**Listed entries**:
______________________________

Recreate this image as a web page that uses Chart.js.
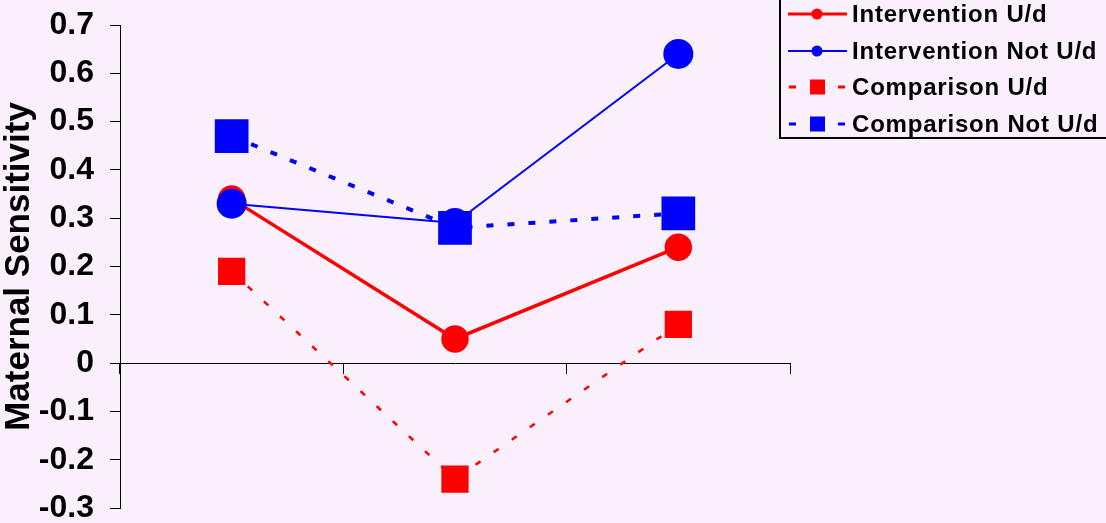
<!DOCTYPE html>
<html>
<head>
<meta charset="utf-8">
<script src="https://cdn.jsdelivr.net/npm/chart.js@4/dist/chart.umd.min.js"></script>
<style>
  html, body { margin: 0; padding: 0; background: #f9f0fc; }
  #wrap { width: 1106px; height: 523px; }
</style>
</head>
<body>
<div id="wrap"><canvas id="chart" width="1106" height="523"></canvas></div>
<script>
// values
const categories = ['1', '2', '3'];
const seriesNames = ['Intervention U/d', 'Intervention Not U/d', 'Comparison U/d', 'Comparison Not U/d'];
const interventionUd = [0.34, 0.05, 0.24];
const interventionNotUd = [0.33, 0.29, 0.64];
const comparisonUd = [0.19, -0.24, 0.08];
const comparisonNotUd = [0.47, 0.28, 0.31];
const yTicks = [-0.3, -0.2, -0.1, 0, 0.1, 0.2, 0.3, 0.4, 0.5, 0.6, 0.7];

const FONT = "'Liberation Sans', Arial, sans-serif";
const RED = '#ff0000';
const BLUE = '#0000ff';

// legend drawn by hand: line + marker, like the original box at the top right
const boxLegend = {
  id: 'boxLegend',
  afterDraw(chart) {
    const ctx = chart.ctx;
    ctx.save();
    ctx.strokeStyle = '#000';
    ctx.lineWidth = 2;
    ctx.strokeRect(780, -5, 340, 143);
    const rows = [14, 51, 87, 124];
    chart.data.datasets.forEach((ds, i) => {
      const y = rows[i];
      ctx.strokeStyle = ds.borderColor;
      ctx.fillStyle = ds.borderColor;
      ctx.lineWidth = ds.legendLine;
      ctx.beginPath();
      if (ds.borderDash.length) {
        ctx.moveTo(789, y); ctx.lineTo(796, y);
        ctx.moveTo(838, y); ctx.lineTo(845, y);
      } else {
        ctx.moveTo(788, y); ctx.lineTo(847, y);
      }
      ctx.stroke();
      if (ds.pointStyle === 'rect') {
        ctx.fillRect(810, y - 7.5, 15, 15);
      } else {
        ctx.beginPath();
        ctx.arc(817, y, 5.5, 0, Math.PI * 2);
        ctx.fill();
      }
      ctx.fillStyle = '#000';
      ctx.font = 'bold 24px ' + FONT;
      ctx.letterSpacing = '0.8px';
      ctx.textBaseline = 'middle';
      ctx.fillText(ds.label, 852, y + 1);
      ctx.letterSpacing = '0px';
    });
    ctx.restore();
  }
};

new Chart(document.getElementById('chart'), {
  type: 'line',
  data: {
    labels: categories,
    datasets: [
      {
        label: seriesNames[0], data: interventionUd, order: 3,
        borderColor: RED, backgroundColor: RED, borderWidth: 3.5, borderDash: [],
        pointStyle: 'circle', pointRadius: 12, legendLine: 3
      },
      {
        label: seriesNames[1], data: interventionNotUd, order: 2,
        borderColor: BLUE, backgroundColor: BLUE, borderWidth: 2, borderDash: [],
        pointStyle: 'circle', pointRadius: 14, legendLine: 2
      },
      {
        label: seriesNames[2], data: comparisonUd, order: 1,
        borderColor: RED, backgroundColor: RED, borderWidth: 2.5, borderDash: [6, 16],
        pointStyle: 'rect', pointRadius: 17.5, legendLine: 3
      },
      {
        label: seriesNames[3], data: comparisonNotUd, order: 0,
        borderColor: BLUE, backgroundColor: BLUE, borderWidth: 4, borderDash: [7, 14],
        pointStyle: 'rect', pointRadius: 21, legendLine: 3
      }
    ]
  },
  options: {
    responsive: false,
    animation: false,
    layout: { autoPadding: false, padding: { left: 0, right: 316, top: 25, bottom: 15 } },
    plugins: { legend: { display: false }, tooltip: { enabled: false } },
    elements: { line: { tension: 0 }, point: { borderWidth: 0, hoverRadius: 0 } },
    scales: {
      x: {
        position: { y: 0 },
        offset: true,
        grid: { offset: true, drawOnChartArea: false, drawTicks: true, tickLength: 10, color: '#000' },
        border: { display: true, color: '#000', width: 1 },
        ticks: { display: false }
      },
      y: {
        min: -0.3, max: 0.7,
        afterBuildTicks(scale) { scale.ticks = yTicks.map(v => ({ value: v })); },
        afterFit(scale) { scale.width = 120; scale.paddingTop = 0; scale.paddingBottom = 0; },
        grid: { drawOnChartArea: false, drawTicks: true, tickLength: 10, color: '#000' },
        border: { display: true, color: '#000', width: 1 },
        ticks: {
          padding: 16, color: '#000',
          font: { family: FONT, size: 32, weight: 'bold', lineHeight: 1 },
          callback: v => (Math.abs(v) < 1e-9 ? '0' : v.toFixed(1))
        },
        title: {
          display: true, text: 'Maternal Sensitivity', color: '#000',
          font: { family: FONT, size: 35, weight: 'bold', lineHeight: 1 },
          padding: { top: 2, bottom: 0 }
        }
      }
    }
  },
  plugins: [boxLegend]
});
</script>
</body>
</html>
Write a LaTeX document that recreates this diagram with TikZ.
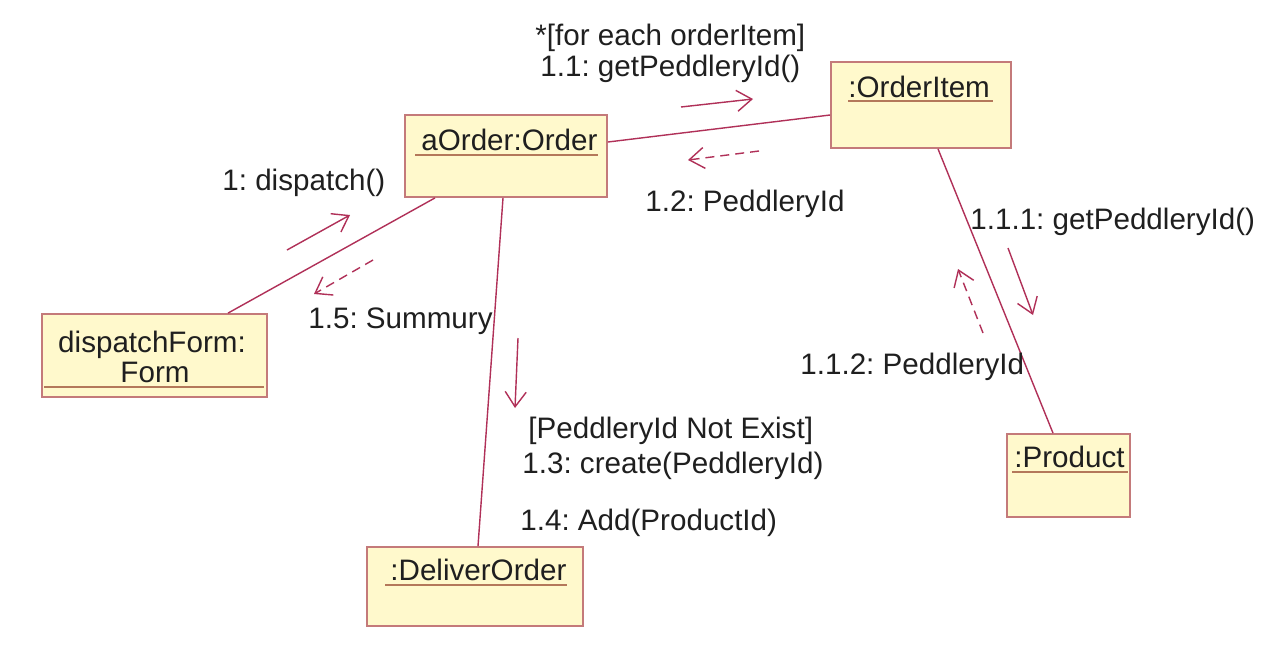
\documentclass[tikz,border=0pt]{standalone}
\usepackage{fontspec}
\setmainfont{Liberation Sans}
\usetikzlibrary{arrows.meta}
\definecolor{boxfill}{RGB}{255,249,204}
\definecolor{boxline}{RGB}{196,122,122}
\definecolor{conn}{RGB}{176,48,88}
\definecolor{uline}{RGB}{180,120,90}
\frenchspacing
\begin{document}
\begin{tikzpicture}[x=0.5pt,y=-0.5pt,
  objbox/.style={draw=boxline, fill=boxfill, line width=0.9pt, inner sep=0pt},
  lbl/.style={font=\fontsize{14.8}{17}\selectfont, inner sep=0pt, anchor=base west, text=black!88},
  ul/.style={draw=uline, line width=0.9pt},
  link/.style={draw=conn, line width=0.7pt},
  msg/.style={draw=conn, line width=0.7pt, -{Straight Barb[length=7.5pt,width=10.5pt]}},
  ret/.style={msg, dash pattern=on 4.5pt off 3pt}]
\fill[white] (0,0) rectangle (1283,671);
\useasboundingbox (0,0) rectangle (1283,671);

% object boxes
\node[objbox, minimum width=101pt, minimum height=41pt] (ord) at (506,156) {};
\node[objbox, minimum width=90pt, minimum height=43pt] (oi) at (921,105) {};
\node[objbox, minimum width=112.5pt, minimum height=41.5pt] (disp) at (154.5,355.5) {};
\node[objbox, minimum width=108pt, minimum height=39.5pt] (dlv) at (475,586.5) {};
\node[objbox, minimum width=61.5pt, minimum height=41.5pt] (prod) at (1068.5,475.5) {};

% object names
\node[lbl] (tord) at (421,150) {aOrder:Order};
\node[lbl] (toi) at (848,97) {:OrderItem};
\node[lbl, anchor=base] (tdisp1) at (152,352) {dispatchForm:};
\node[lbl, anchor=base] (tdisp2) at (155,382) {Form};
\node[lbl] (tdlv) at (390,580) {:DeliverOrder};
\node[lbl] (tprod) at (1014,467) {:Product};

% underlines
\draw[ul] ([xshift=-3pt,yshift=-2.5pt]tord.base west) -- ([xshift=0pt,yshift=-2.5pt]tord.base east);
\draw[ul] ([xshift=0pt,yshift=-2pt]toi.base west) -- ([xshift=1.5pt,yshift=-2pt]toi.base east);
\draw[ul] ([xshift=1.5pt,yshift=5.5pt]disp.south west) -- ([xshift=-2pt,yshift=5.5pt]disp.south east);
\draw[ul] ([xshift=-2.5pt,yshift=-2.5pt]tdlv.base west) -- ([xshift=0pt,yshift=-2.5pt]tdlv.base east);
\draw[ul] ([xshift=-1pt,yshift=-2.5pt]tprod.base west) -- ([xshift=1.5pt,yshift=-2.5pt]tprod.base east);

% links
\draw[link] ([yshift=7pt]ord.east) -- ([yshift=-5pt]oi.west);
\draw[link] ([xshift=-35.5pt]ord.south) -- ([xshift=36.75pt]disp.north);
\draw[link] ([xshift=-1.5pt]ord.south) -- ([xshift=1.5pt]dlv.north);
\draw[link] ([xshift=8.5pt]oi.south) -- ([xshift=-7.75pt]prod.north);

% messages
\draw[msg] (681,107) -- (753,99);
\draw[ret] (759,151) -- (688,160);
\draw[msg] (287,250) -- (350,215);
\draw[ret] (373,260) -- (314,294);
\draw[msg] (518,338) -- (515,408);
\draw[msg] (1008,248) -- (1033,315);
\draw[ret] (983,333) -- (958,269);

% message labels
\node[lbl] (l0) at (535,45) {*[for each orderItem]};
\node[lbl] (l11) at (540,76) {1.1: getPeddleryId()};
\node[lbl] (l1) at (222,190) {1: dispatch()};
\node[lbl] (l12) at (645,211) {1.2: PeddleryId};
\node[lbl] (l111) at (970,229) {1.1.1: getPeddleryId()};
\node[lbl] (l15) at (308,328) {1.5: Summury};
\node[lbl] (l112) at (800,374) {1.1.2: PeddleryId};
\node[lbl] (lg) at (528,438) {[PeddleryId Not Exist]};
\node[lbl] (l13) at (522,473) {1.3: create(PeddleryId)};
\node[lbl] (l14) at (520,530) {1.4: Add(ProductId)};
\end{tikzpicture}
\end{document}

______________________________

Please take the lines from the beginning of the data above through the line holding "const BLUE = '#0000ff';" and transcribe them exactly, without any pictures.

**Task answer**:
Recreate this image as a web page that uses Chart.js.
<!DOCTYPE html>
<html>
<head>
<meta charset="utf-8">
<script src="https://cdn.jsdelivr.net/npm/chart.js@4/dist/chart.umd.min.js"></script>
<style>
  html, body { margin: 0; padding: 0; background: #f9f0fc; }
  #wrap { width: 1106px; height: 523px; }
</style>
</head>
<body>
<div id="wrap"><canvas id="chart" width="1106" height="523"></canvas></div>
<script>
// values
const categories = ['1', '2', '3'];
const seriesNames = ['Intervention U/d', 'Intervention Not U/d', 'Comparison U/d', 'Comparison Not U/d'];
const interventionUd = [0.34, 0.05, 0.24];
const interventionNotUd = [0.33, 0.29, 0.64];
const comparisonUd = [0.19, -0.24, 0.08];
const comparisonNotUd = [0.47, 0.28, 0.31];
const yTicks = [-0.3, -0.2, -0.1, 0, 0.1, 0.2, 0.3, 0.4, 0.5, 0.6, 0.7];

const FONT = "'Liberation Sans', Arial, sans-serif";
const RED = '#ff0000';
const BLUE = '#0000ff';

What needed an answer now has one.